Source material:
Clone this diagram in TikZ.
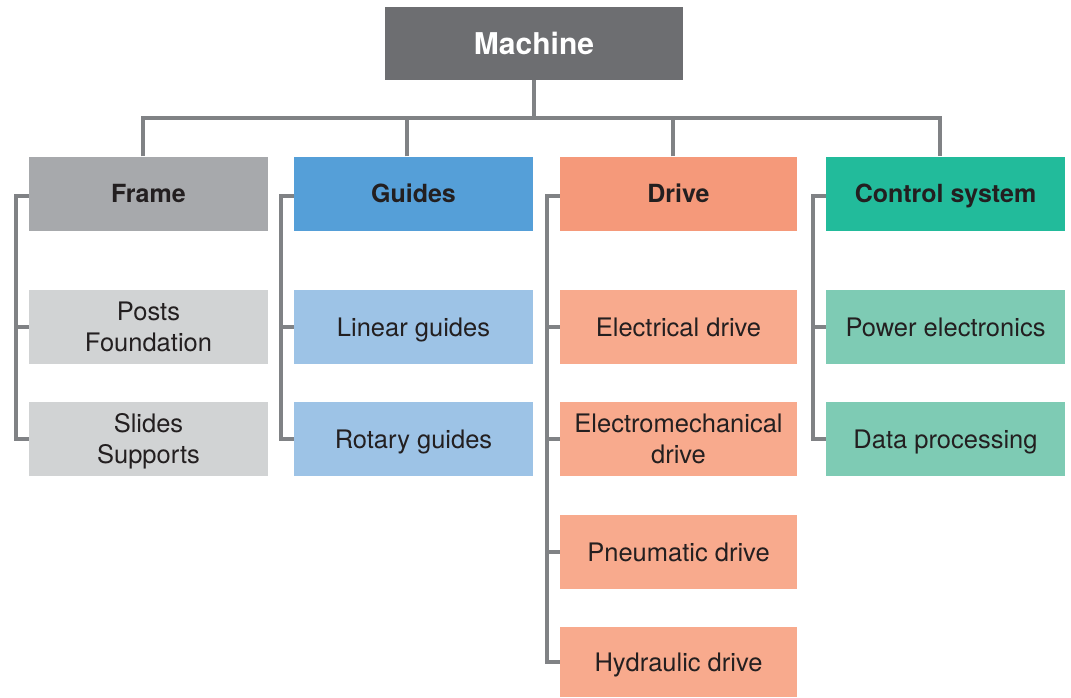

==

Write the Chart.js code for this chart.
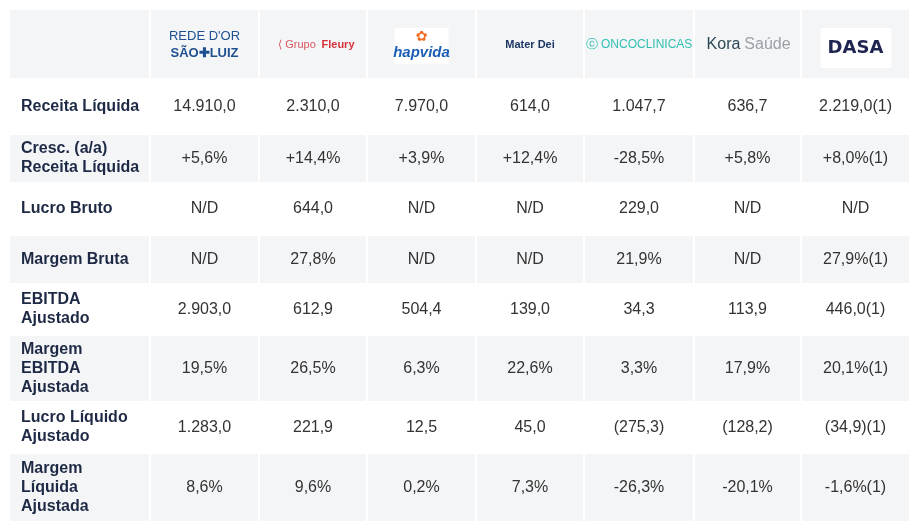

* * *

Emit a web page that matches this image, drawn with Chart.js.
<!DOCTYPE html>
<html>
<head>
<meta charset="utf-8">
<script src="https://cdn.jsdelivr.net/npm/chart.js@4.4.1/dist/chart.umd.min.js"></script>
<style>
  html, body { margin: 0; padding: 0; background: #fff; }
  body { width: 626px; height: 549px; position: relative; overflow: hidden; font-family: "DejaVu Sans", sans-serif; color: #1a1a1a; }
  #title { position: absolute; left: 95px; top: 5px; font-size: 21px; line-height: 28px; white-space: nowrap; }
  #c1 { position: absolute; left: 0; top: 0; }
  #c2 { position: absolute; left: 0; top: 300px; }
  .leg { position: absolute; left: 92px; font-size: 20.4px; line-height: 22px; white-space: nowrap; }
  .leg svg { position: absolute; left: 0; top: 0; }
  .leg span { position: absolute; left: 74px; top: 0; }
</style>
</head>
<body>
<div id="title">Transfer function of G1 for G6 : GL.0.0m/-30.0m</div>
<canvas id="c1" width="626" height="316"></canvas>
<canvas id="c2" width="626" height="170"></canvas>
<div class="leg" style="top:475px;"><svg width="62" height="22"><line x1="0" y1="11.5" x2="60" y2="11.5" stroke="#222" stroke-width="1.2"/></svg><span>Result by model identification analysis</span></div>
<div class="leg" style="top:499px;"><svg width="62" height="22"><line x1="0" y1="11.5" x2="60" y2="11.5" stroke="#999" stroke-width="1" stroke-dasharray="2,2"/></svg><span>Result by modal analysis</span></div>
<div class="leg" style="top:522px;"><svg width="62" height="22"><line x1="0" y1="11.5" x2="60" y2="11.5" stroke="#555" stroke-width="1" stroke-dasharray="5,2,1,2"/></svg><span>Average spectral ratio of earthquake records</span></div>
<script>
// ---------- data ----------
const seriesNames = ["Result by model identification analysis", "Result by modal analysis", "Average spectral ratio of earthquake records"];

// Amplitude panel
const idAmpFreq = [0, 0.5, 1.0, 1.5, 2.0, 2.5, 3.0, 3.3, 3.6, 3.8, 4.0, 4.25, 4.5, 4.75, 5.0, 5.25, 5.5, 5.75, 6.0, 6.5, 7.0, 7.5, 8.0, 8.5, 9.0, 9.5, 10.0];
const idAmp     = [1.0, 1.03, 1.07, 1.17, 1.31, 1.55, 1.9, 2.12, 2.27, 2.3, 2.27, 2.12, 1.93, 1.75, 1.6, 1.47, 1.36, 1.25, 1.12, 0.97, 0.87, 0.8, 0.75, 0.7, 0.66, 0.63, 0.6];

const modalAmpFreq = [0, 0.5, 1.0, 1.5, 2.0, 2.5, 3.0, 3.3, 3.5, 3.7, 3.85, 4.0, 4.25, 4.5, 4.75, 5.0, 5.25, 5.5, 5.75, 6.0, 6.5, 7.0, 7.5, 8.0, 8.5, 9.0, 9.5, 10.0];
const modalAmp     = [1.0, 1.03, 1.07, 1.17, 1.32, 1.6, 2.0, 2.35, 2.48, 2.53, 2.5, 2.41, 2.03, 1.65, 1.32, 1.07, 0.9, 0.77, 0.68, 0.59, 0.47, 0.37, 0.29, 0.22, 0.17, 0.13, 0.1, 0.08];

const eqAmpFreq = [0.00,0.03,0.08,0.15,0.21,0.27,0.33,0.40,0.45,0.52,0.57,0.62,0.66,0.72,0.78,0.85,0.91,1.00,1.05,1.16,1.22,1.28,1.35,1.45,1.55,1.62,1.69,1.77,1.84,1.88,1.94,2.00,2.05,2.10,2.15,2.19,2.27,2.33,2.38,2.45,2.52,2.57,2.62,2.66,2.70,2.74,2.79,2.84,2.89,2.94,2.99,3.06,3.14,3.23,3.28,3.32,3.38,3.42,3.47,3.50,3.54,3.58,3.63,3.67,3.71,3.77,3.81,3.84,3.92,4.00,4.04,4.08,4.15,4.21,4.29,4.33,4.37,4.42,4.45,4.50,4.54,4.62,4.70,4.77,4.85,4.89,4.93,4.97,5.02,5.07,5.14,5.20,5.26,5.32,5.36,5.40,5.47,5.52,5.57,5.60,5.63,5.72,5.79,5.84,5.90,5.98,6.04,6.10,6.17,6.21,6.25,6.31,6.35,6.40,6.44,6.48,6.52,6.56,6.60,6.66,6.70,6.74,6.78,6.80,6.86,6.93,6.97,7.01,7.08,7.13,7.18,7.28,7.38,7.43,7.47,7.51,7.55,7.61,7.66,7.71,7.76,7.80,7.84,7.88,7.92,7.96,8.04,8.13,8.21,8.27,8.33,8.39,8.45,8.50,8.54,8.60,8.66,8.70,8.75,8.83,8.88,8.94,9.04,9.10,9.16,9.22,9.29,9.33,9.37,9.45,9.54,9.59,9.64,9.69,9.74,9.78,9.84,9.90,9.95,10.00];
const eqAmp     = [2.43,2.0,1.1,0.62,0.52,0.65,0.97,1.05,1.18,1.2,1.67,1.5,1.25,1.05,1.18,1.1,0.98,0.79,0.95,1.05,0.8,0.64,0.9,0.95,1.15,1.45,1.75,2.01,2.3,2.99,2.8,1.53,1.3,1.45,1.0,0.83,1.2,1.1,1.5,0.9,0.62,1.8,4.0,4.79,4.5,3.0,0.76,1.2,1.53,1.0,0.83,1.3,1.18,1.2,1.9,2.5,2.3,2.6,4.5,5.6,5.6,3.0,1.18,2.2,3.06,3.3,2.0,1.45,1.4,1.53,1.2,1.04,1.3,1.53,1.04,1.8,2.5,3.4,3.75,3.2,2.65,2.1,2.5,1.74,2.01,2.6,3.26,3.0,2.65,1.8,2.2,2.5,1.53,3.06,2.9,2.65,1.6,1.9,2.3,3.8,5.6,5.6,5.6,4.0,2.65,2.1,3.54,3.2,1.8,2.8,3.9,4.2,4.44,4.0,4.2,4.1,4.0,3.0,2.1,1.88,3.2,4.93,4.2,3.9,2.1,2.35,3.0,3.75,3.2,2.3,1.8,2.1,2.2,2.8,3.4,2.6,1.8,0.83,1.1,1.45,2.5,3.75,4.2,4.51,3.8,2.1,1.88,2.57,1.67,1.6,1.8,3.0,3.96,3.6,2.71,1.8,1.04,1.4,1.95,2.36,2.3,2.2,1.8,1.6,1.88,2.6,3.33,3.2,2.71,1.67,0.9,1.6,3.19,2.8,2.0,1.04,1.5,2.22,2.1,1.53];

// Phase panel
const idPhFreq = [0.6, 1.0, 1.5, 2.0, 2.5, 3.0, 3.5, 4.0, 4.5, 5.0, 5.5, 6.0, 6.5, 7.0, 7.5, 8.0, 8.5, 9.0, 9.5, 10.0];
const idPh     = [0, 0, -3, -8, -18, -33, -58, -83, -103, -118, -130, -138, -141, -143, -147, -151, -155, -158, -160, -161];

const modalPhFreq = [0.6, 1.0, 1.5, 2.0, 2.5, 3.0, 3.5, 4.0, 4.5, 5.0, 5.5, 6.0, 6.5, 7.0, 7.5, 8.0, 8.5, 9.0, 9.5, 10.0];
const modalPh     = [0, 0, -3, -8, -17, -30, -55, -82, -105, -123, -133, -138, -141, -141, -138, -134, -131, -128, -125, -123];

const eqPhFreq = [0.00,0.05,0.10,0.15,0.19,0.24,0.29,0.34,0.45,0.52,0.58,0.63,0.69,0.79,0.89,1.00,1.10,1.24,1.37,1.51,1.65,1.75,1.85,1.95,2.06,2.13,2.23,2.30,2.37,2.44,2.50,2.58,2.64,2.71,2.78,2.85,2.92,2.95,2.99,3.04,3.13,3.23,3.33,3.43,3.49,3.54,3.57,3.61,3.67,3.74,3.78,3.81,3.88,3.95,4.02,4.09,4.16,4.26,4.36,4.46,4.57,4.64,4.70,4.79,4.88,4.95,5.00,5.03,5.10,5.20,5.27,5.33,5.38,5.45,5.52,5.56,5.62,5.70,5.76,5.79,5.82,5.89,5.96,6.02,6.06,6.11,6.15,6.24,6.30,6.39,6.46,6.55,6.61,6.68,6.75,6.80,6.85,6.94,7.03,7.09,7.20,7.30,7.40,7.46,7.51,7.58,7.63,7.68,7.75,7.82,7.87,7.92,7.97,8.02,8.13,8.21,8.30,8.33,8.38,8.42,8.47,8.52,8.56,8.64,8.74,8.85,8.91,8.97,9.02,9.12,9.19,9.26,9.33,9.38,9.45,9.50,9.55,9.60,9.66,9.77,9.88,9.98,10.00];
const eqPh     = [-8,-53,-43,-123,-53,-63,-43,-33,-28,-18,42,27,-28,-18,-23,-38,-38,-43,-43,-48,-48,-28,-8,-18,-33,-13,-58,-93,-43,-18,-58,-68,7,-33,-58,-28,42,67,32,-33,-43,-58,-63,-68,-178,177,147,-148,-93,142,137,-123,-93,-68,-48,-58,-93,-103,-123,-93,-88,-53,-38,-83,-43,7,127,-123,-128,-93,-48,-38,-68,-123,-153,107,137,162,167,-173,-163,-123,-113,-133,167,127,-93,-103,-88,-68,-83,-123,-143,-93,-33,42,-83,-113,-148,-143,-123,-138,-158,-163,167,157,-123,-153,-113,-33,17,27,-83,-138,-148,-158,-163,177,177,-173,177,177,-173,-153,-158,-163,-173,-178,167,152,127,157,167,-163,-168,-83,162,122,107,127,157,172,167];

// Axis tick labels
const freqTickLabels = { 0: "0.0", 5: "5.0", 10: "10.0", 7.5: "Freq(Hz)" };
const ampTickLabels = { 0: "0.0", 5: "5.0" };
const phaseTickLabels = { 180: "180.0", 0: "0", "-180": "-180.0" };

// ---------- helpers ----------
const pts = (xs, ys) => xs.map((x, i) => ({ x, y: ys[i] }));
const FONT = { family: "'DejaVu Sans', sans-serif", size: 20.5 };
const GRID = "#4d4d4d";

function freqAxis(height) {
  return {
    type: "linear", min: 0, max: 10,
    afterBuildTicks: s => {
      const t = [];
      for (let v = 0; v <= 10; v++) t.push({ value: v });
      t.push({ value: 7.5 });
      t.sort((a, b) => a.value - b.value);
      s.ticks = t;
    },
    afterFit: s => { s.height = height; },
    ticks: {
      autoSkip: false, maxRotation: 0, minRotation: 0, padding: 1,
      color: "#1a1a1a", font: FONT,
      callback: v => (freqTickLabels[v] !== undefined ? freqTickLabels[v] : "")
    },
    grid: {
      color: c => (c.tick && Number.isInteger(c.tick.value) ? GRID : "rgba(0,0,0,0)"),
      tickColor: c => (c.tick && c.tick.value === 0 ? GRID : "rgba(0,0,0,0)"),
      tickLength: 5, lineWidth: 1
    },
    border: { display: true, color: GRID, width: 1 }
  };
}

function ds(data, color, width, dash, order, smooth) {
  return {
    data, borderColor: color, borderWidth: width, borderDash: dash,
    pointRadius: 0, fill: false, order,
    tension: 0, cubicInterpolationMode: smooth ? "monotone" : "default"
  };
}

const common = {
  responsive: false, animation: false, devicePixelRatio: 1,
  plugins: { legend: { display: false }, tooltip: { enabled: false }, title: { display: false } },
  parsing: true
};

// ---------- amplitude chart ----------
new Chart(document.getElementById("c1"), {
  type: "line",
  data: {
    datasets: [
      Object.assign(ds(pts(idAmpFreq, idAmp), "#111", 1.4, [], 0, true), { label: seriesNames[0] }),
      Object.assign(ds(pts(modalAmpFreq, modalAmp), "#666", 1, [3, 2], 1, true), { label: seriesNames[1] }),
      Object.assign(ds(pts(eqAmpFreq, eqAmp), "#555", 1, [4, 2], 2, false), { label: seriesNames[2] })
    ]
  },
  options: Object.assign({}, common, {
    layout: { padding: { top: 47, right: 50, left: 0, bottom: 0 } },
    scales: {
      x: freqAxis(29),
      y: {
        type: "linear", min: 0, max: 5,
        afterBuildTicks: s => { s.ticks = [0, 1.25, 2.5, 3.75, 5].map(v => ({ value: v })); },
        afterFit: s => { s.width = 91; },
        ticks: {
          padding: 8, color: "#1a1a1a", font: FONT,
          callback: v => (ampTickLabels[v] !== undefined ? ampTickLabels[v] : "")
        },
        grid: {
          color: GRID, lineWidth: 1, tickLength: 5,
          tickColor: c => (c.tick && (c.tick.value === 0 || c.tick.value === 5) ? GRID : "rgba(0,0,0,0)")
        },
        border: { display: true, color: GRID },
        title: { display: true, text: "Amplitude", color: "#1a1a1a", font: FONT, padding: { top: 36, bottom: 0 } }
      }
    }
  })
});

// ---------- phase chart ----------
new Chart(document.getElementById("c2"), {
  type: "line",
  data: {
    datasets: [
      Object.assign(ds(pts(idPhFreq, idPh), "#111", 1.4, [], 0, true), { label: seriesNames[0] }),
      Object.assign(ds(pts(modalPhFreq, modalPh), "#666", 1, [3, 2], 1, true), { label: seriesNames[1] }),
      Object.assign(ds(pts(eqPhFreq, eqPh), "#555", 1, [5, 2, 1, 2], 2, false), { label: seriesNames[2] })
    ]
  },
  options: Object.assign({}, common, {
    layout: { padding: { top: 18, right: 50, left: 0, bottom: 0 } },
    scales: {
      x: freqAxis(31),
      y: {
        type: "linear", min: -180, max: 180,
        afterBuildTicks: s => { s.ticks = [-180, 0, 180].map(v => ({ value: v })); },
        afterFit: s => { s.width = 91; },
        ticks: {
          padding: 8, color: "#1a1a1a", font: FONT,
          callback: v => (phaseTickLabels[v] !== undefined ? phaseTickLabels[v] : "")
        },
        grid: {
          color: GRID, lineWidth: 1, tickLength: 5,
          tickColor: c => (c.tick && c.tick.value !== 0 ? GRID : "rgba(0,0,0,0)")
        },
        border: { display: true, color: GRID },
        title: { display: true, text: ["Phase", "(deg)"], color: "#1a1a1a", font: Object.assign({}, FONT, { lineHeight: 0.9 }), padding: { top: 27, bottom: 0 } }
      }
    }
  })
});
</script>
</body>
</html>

Work instructions: State how many lines of the listing include the word "this". Reply with the number alone.

Answer to the problem: 3